I didn’t answer. I eased my donkey to the side of the path, letting the piano man past.

“Namaste,” I said, bowing my head and putting my hands together in the traditional greeting I had now seen many times.
 

The man with the piano on his back smiled back at me, beads of sweat running down his cheeks. He was called a coolie. His job was to carry things and for a long moment, I felt very guilty that I had a donkey to ride and this poor guy had to carry somebody’s piano. It didn’t seem fair. I would have given him my donkey, but I don’t think the donkey could have carried it. One thing I vowed to do was think about the poor guy every time I practiced the piano after school. It wouldn’t make carrying the piano any easier for him, but at least it would make practice seem not so hard. The piano man bowed his head as he passed.
 

“Why’s your mom worried?” Zak asked again.
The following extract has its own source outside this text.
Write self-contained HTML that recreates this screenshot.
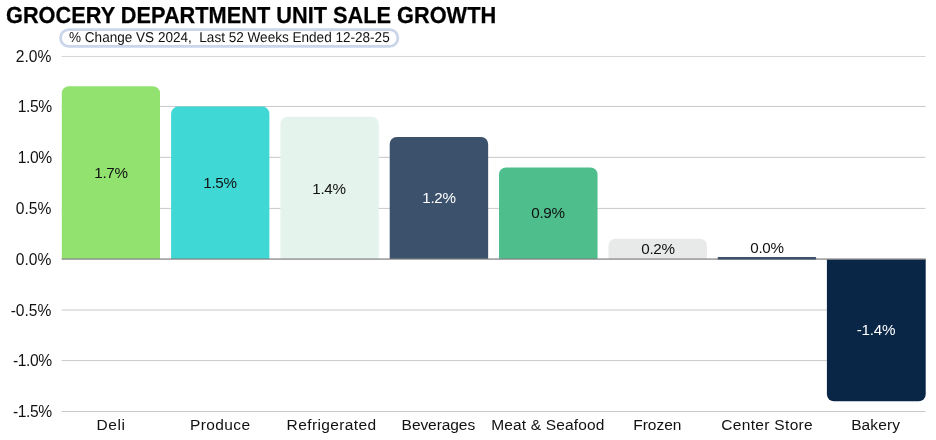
<!DOCTYPE html>
<html><head><meta charset="utf-8">
<style>
html,body{margin:0;padding:0;background:#fff;}
body{width:936px;height:440px;position:relative;overflow:hidden;font-family:"Liberation Sans",sans-serif;color:#111;}
.title{position:absolute;left:6.3px;top:2px;font-size:23.2px;font-weight:bold;line-height:26px;white-space:nowrap;color:#000;transform-origin:0 0;transform:scaleX(0.9379);-webkit-text-stroke:0.25px #000;text-rendering:geometricPrecision;}
.pill{position:absolute;left:61.3px;top:30.6px;width:336px;height:14.8px;z-index:5;}
.pill span{position:absolute;left:7.5px;top:-0.8px;font-size:14.25px;line-height:16px;white-space:pre;color:#111;transform-origin:0 50%;transform:scaleX(0.951);text-rendering:geometricPrecision;}
.yl{position:absolute;left:0;width:51.4px;text-align:right;font-size:15.6px;line-height:18px;white-space:nowrap;}
.v{position:absolute;width:98px;text-align:center;letter-spacing:-0.25px;font-size:15.2px;line-height:16px;z-index:4;white-space:nowrap;}
.xl{position:absolute;font-size:15.5px;line-height:18px;top:416px;white-space:nowrap;}
</style></head><body>
<div class="title">GROCERY DEPARTMENT UNIT SALE GROWTH</div>
<div class="pill"><span>% Change VS 2024,  Last 52 Weeks Ended 12-28-25</span></div>

<svg style="position:absolute;left:0;top:0" width="936" height="440" viewBox="0 0 936 440">
<rect x="61.6" y="55.95" width="863.9" height="1" fill="#d4d4d4"/>
<rect x="61.6" y="106.00" width="863.9" height="1" fill="#c9c9c9"/>
<rect x="61.6" y="156.85" width="863.9" height="1" fill="#c9c9c9"/>
<rect x="61.6" y="207.90" width="863.9" height="1" fill="#c9c9c9"/>
<rect x="61.6" y="309.50" width="863.9" height="1" fill="#c9c9c9"/>
<rect x="61.6" y="360.10" width="863.9" height="1" fill="#c9c9c9"/>
<rect x="61.6" y="411.00" width="863.9" height="1" fill="#c9c9c9"/>
<path d="M61.80 259.00V93.32A7 7 0 0 1 68.80 86.32H153.00A7 7 0 0 1 160.00 93.32V259.00Z" fill="#92e26f"/>
<path d="M171.10 259.00V113.60A7 7 0 0 1 178.10 106.60H262.38A7 7 0 0 1 269.38 113.60V259.00Z" fill="#40d8d4"/>
<path d="M280.40 259.00V123.74A7 7 0 0 1 287.40 116.74H371.77A7 7 0 0 1 378.77 123.74V259.00Z" fill="#e4f3ec"/>
<path d="M389.70 259.00V144.02A7 7 0 0 1 396.70 137.02H481.15A7 7 0 0 1 488.15 144.02V259.00Z" fill="#3c526c"/>
<path d="M499.00 259.00V174.44A7 7 0 0 1 506.00 167.44H590.54A7 7 0 0 1 597.54 174.44V259.00Z" fill="#4ebe8c"/>
<path d="M608.45 259.00V245.75A7 7 0 0 1 615.45 238.75H699.92A7 7 0 0 1 706.92 245.75V259.00Z" fill="#e8eae9"/>
<path d="M826.90 259.20V394.36A7 7 0 0 0 833.90 401.36H918.70A7 7 0 0 0 925.70 394.36V259.20Z" fill="#0a2647"/>
<rect x="61.6" y="258.45" width="864.1" height="1.25" fill="#828282"/>
<rect x="717.60" y="257.1" width="98.6" height="2.4" rx="1" fill="#3c526c"/>
<rect x="60.5" y="29.6" width="337.4" height="16.8" rx="8.4" fill="#fff" stroke="#ccd6eb" stroke-width="2.8"/>
</svg>
<div class="yl" style="top:48px">2.0%</div>
<div class="yl" style="top:98px;letter-spacing:-0.4px;margin-left:0.4px">1.5%</div>
<div class="yl" style="top:149px;letter-spacing:-0.4px;margin-left:0.4px">1.0%</div>
<div class="yl" style="top:200px">0.5%</div>
<div class="yl" style="top:251px">0.0%</div>
<div class="yl" style="top:302px">-0.5%</div>
<div class="yl" style="top:352px;letter-spacing:-0.4px;margin-left:0.4px">-1.0%</div>
<div class="yl" style="top:403px;letter-spacing:-0.4px;margin-left:0.4px">-1.5%</div>


<div class="v" style="left:62px;top:165px">1.7%</div>
<div class="v" style="left:171px;top:175px">1.5%</div>
<div class="v" style="left:280px;top:181px">1.4%</div>
<div class="v" style="left:390px;top:190px;color:#fff">1.2%</div>
<div class="v" style="left:499px;top:205px">0.9%</div>
<div class="v" style="left:609px;top:241px">0.2%</div>
<div class="v" style="left:718px;top:240px">0.0%</div>
<div class="v" style="left:827px;top:322px;color:#fff">-1.4%</div>

<div class="xl" style="left:96.5px;letter-spacing:0.6px">Deli</div>
<div class="xl" style="left:189.9px;letter-spacing:0.4px">Produce</div>
<div class="xl" style="left:286.62px;letter-spacing:0.388px">Refrigerated</div>
<div class="xl" style="left:401.62px;letter-spacing:-0.068px">Beverages</div>
<div class="xl" style="left:491.18px;letter-spacing:0.162px">Meat &amp; Seafood</div>
<div class="xl" style="left:633.20px;letter-spacing:-0.015px">Frozen</div>
<div class="xl" style="left:721.21px;letter-spacing:0.330px">Center Store</div>
<div class="xl" style="left:851.15px;letter-spacing:0.110px">Bakery</div>
</body></html>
It was me who had stupidly brought the topic up, so I knew I was going to have to answer. I gently pulled the tail on my donkey to get him walking again.

“A couple of weeks ago I found out some stuff about being adopted,” I said.

“Whoa,” Zak said. “Like you didn’t know before?”

“No, I knew I was adopted, but a couple of weeks ago, I actually found the paperwork and some pictures and stuff. I was looking for something in my mom’s office, going through her stuff, and there it was, the date my mom got me and everything. But there was no mention of my birth parents. It just said unknown.”

“What did your mom say?”

“Nothing.”

“What do you mean nothing?”

“She didn’t say anything. We didn’t actually talk about it.”

“Well, if you’re worried about it, shouldn’t you ask her?”

“I don’t know. I left her office in a hurry when I heard her car pull in. I left the papers out, so I’m pretty sure she knows I was looking around.”

“And she didn’t say anything?”

“Not yet. That’s what I’m worried about. I think that’s why she brought me on this trip. So we could have some quality time together. So maybe she could tell me about my birth parents.”

“That is going to be mega awkward.”

“Tell me about it,” I said.

“Did you find out anything else? Like where you were adopted from?”

“St. James hospital in Virginia. That’s it. That’s all I know.”

“And I thought my little chat about behaving myself around my dad’s new girlfriend was going to be a
 
pain.”

“He has a new girlfriend?” I asked.

“Not yet, but in case he gets one.”

We came to a creek cutting across the path. A stream of diverted water ran over a banana leaf and through the legs of the stone sculpture of a five-headed god. The god looked a lot like Hanuman, the monkey god, but all the gods had so many arms it was really hard to be sure. The donkeys started to drink so Zak and I got off. Zak bent down and opened up his mouth, taking a drink from the water running off the banana leaf.
 

“I told you, you shouldn't drink the water,” I said. “You can get sick around here.”

“I guarantee we’ll get sicker if we don’t drink anything at all.”

“Well, when you put it like that…”

I knew Zak was right so I knelt down and drank. The bubbly water was fresh and cold. It probably came straight from some mountain glacier, so I wasn’t too worried about getting sick. Plus, I didn’t realize how thirsty I was. I thought I might open a pack of cookies too. But as I wiped my mouth dry I had that funny feeling again. The feeling that we were being watched.

“What do you think about this Ghost Leopard?” Zak said. “They say it’s a ghost wandering around all the time and it only becomes real, like with a body and everything, once every hundred years. That’s crazy.”

“Shh…”
 

“Imagine only getting your body back once every hundred years. You’ve only got that one night to enjoy yourself and poof, when the sun comes out you’re a ghost again.”

“I said be quiet.”

“If I knew I was going to get my body back for only that one night, I’d enjoy every moment of it. I’m talking a good time. I’d probably eat lots of pizza. And ice cream. Chocolate ice cream. Do you think a ghost feels full when it eats?”